Generation of High-Energy Photons with Large Orbital Angular Momentum by Compton Backscattering

Usually, photons are described by plane waves with a definite 4-momentum. In addition to plane-wave photons, “twisted photons” have recently entered the field of modern laser optics; these are coherent superpositions of plane waves with a defined projection $\hslash m$ of the orbital angular momentum onto the propagation axis, where $m$ is an integer. In this Letter, we show that it is possible to produce high-energy twisted photons by Compton backscattering of twisted laser photons off ultrarelativistic electrons.
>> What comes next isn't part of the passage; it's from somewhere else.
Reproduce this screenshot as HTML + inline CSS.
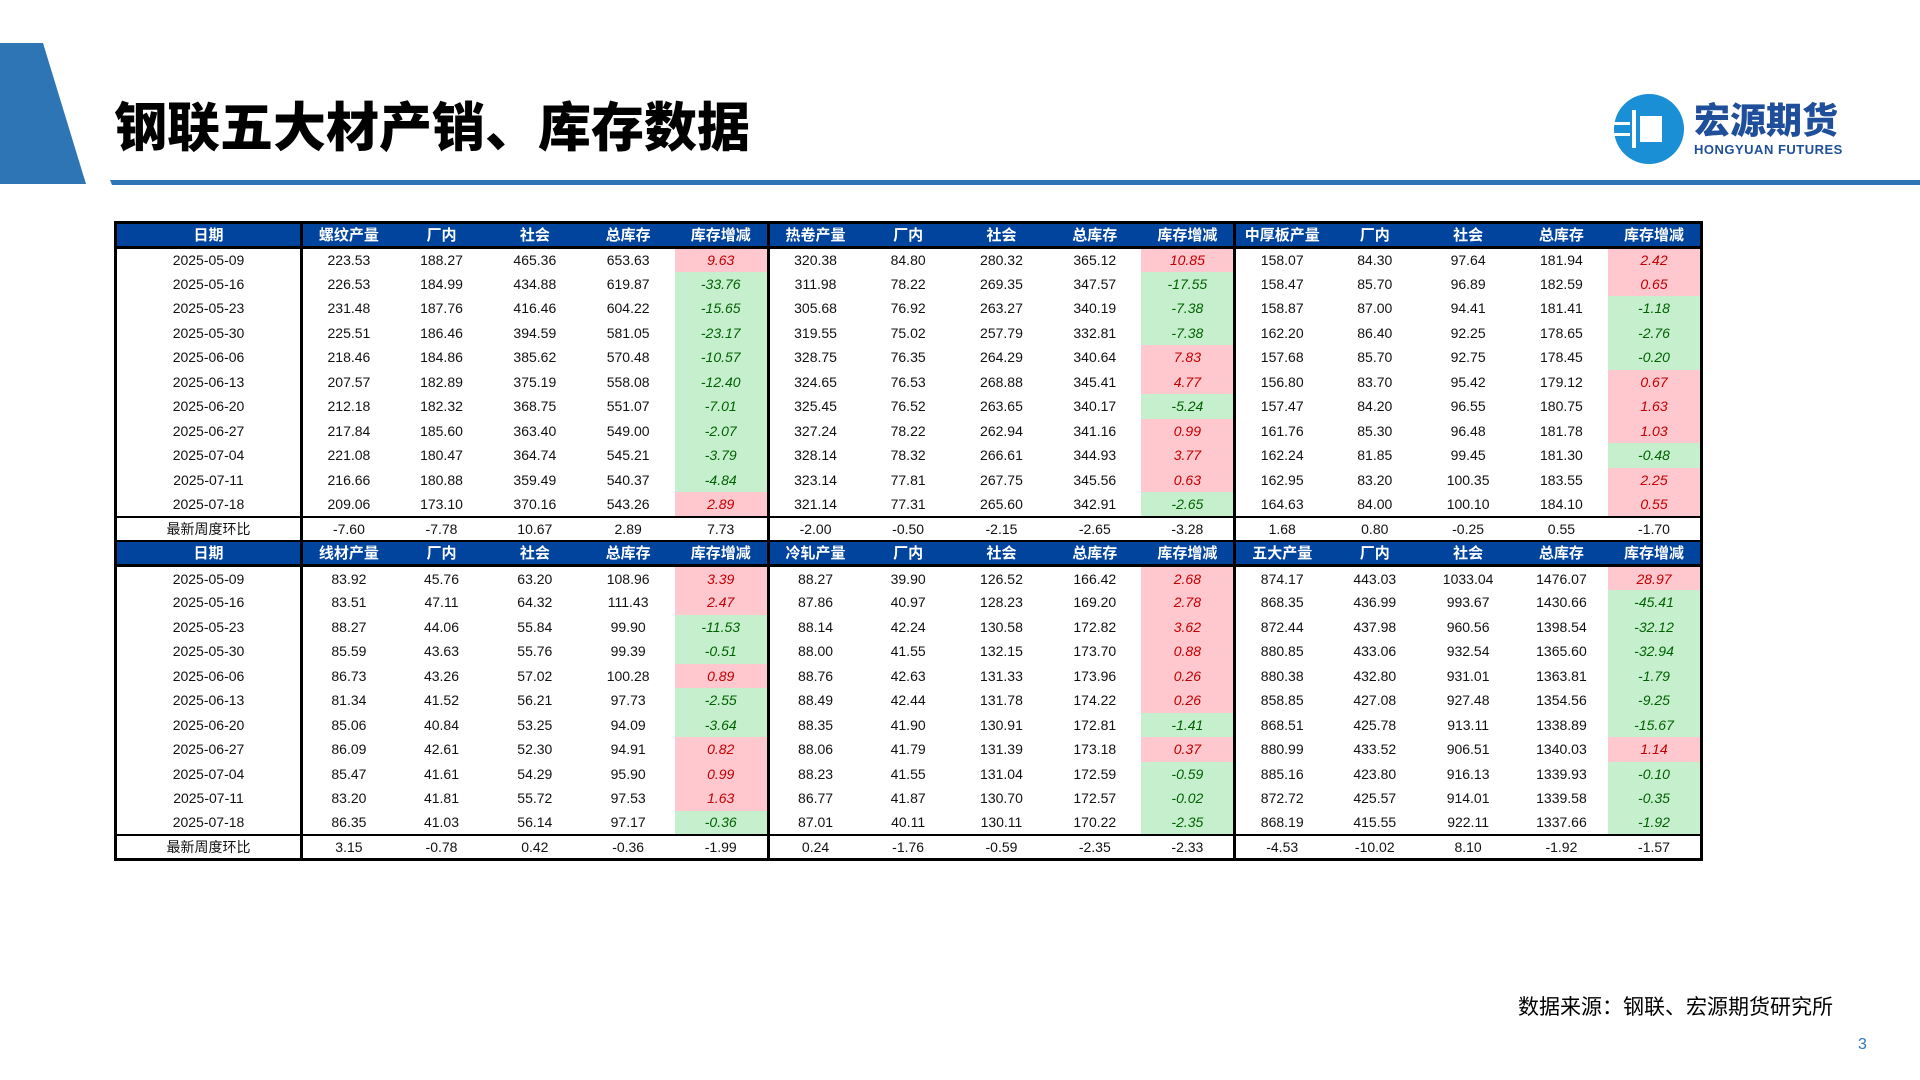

Such photons may be of interest for experiments related to the excitation and disintegration of atoms and nuclei, and for studying the photoeffect and pair production off nuclei in previously unexplored experimental regimes.

Figure 1

The twisted photon vector potential component ${\mathcal{A}}_{\varkappa m{k}_z\Lambda }^{\mu }(t,x,y,z)$ is shown for $\mu =2$ ($y$ component), $\varkappa =1$, $m=5$, $k_z=\sqrt{24}$, and $\Lambda =1$. The plot displays $g(x,y)=|{\mathcal{A}}_{\varkappa m{k}_z\Lambda }^{\mu }(0,x,y,0){|}^2$ as a function of $x$ and $y$. The complex phase of the vector potential, which is a superposition of terms proportional to $e^{4i{\phi }_r}$ and $e^{6i{\phi }_r}$, is indicated by the variation of the color of the wave function on the rainbow scale.

Figure 2

Initial (above) and final (below) states for the head-on Compton backscattering geometry of a twisted photon. According to Eq. (24), the conical momentum spread $\varkappa$ of the initial twisted photon is preserved (${\varkappa }^{\prime }=\varkappa$) during the scattering, but the propagation energy increases: ${\omega }^{\prime }=\sqrt{k_z^{\prime 2}+{\varkappa }^{\prime 2}}\gg \omega =\sqrt{k_z^2+{\varkappa }^2}$.